▶ Work to do: From the records below, transcribe only the lines running from the one with "What Chart.js code" through the one with "const yLabel = 'pr cost rel obj (%)';". Keep both of those end lines.

▶ Material supplied:
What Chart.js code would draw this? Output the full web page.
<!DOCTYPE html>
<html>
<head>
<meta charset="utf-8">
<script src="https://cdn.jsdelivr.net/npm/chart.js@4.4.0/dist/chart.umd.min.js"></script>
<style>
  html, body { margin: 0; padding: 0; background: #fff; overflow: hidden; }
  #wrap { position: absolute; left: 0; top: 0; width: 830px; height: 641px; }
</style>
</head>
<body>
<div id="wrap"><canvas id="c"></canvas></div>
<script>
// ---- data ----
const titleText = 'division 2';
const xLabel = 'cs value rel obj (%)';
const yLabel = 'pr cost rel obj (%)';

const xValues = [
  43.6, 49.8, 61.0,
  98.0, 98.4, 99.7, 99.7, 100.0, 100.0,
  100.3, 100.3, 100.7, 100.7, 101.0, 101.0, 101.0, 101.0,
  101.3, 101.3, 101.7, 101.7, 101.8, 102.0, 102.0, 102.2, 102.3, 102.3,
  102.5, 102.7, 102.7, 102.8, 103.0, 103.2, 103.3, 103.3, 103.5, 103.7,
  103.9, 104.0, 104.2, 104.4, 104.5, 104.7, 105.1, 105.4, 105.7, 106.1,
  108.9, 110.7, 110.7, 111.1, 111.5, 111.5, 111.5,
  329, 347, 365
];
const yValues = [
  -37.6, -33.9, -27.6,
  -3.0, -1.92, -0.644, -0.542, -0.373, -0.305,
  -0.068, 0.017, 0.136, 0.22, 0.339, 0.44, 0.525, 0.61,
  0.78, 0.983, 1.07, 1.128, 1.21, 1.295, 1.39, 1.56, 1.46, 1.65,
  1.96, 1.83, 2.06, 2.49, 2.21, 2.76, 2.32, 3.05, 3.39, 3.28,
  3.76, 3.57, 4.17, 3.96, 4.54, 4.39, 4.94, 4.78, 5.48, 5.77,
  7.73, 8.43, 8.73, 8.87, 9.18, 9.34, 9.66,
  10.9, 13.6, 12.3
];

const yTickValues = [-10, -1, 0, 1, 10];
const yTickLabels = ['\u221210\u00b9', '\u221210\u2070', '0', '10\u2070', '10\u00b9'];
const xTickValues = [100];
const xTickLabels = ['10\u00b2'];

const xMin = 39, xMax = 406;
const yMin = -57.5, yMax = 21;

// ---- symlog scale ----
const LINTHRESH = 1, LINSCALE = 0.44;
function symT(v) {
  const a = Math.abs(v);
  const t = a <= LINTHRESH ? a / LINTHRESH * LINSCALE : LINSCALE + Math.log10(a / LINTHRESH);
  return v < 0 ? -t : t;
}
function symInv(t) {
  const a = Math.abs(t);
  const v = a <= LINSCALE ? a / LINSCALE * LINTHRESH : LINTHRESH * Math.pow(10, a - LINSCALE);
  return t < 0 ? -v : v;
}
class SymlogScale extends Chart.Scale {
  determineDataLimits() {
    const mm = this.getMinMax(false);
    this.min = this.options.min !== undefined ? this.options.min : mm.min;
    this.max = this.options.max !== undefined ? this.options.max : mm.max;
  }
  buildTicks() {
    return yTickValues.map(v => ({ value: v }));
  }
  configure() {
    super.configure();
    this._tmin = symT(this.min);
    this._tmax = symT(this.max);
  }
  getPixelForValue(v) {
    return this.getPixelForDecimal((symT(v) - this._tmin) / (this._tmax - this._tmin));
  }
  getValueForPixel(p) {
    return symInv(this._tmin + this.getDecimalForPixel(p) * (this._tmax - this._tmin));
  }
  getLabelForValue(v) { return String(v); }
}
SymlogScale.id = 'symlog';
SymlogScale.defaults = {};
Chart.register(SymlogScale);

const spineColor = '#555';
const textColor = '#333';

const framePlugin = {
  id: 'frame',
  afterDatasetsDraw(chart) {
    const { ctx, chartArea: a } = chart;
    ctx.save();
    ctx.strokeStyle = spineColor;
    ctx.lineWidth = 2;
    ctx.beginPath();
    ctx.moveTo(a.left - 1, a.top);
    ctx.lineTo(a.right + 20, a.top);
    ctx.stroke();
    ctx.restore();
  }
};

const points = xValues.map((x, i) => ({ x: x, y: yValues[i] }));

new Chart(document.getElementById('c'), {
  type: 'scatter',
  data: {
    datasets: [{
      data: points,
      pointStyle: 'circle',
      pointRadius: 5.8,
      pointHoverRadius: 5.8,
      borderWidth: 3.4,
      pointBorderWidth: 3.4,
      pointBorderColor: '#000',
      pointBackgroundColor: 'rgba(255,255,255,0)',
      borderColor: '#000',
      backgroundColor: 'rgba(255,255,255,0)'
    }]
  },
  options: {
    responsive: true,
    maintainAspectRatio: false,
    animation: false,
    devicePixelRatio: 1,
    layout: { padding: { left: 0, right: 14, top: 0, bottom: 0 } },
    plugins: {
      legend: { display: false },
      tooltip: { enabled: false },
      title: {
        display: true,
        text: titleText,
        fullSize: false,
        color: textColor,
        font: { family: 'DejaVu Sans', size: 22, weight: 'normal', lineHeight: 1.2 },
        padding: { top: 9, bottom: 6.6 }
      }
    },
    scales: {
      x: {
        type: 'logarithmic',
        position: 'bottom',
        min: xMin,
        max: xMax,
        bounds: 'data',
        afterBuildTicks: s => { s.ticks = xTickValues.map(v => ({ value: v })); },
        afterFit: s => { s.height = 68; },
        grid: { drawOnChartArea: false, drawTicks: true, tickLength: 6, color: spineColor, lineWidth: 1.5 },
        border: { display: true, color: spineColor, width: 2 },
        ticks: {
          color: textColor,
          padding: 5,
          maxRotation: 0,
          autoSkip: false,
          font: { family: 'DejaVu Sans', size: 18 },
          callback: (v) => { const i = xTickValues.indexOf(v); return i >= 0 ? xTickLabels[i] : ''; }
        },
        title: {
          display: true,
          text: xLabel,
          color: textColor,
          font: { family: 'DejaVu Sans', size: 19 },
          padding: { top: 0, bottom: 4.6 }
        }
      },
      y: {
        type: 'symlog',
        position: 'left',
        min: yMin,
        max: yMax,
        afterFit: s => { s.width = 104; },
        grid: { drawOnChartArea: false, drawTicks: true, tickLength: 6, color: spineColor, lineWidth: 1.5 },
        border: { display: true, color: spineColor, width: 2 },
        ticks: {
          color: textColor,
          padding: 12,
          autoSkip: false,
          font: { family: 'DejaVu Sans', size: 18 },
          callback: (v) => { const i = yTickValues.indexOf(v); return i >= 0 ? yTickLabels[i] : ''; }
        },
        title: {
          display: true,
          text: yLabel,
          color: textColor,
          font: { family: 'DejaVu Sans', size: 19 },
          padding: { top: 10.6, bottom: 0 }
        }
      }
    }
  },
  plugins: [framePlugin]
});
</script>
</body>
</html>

* * *

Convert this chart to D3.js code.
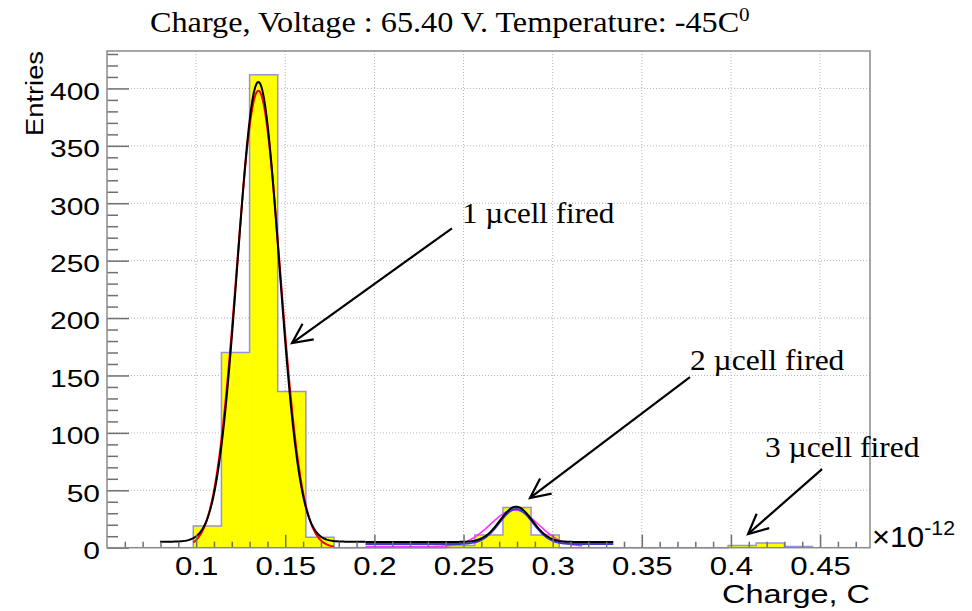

▶ Task answer:
What Chart.js code would draw this? Output the full web page.
<!DOCTYPE html>
<html>
<head>
<meta charset="utf-8">
<script src="https://cdn.jsdelivr.net/npm/chart.js@4.4.0/dist/chart.umd.min.js"></script>
<style>
  html, body { margin: 0; padding: 0; background: #fff; overflow: hidden; }
  #wrap { position: absolute; left: 0; top: 0; width: 830px; height: 641px; }
</style>
</head>
<body>
<div id="wrap"><canvas id="c"></canvas></div>
<script>
// ---- data ----
const titleText = 'division 2';
const xLabel = 'cs value rel obj (%)';
const yLabel = 'pr cost rel obj (%)';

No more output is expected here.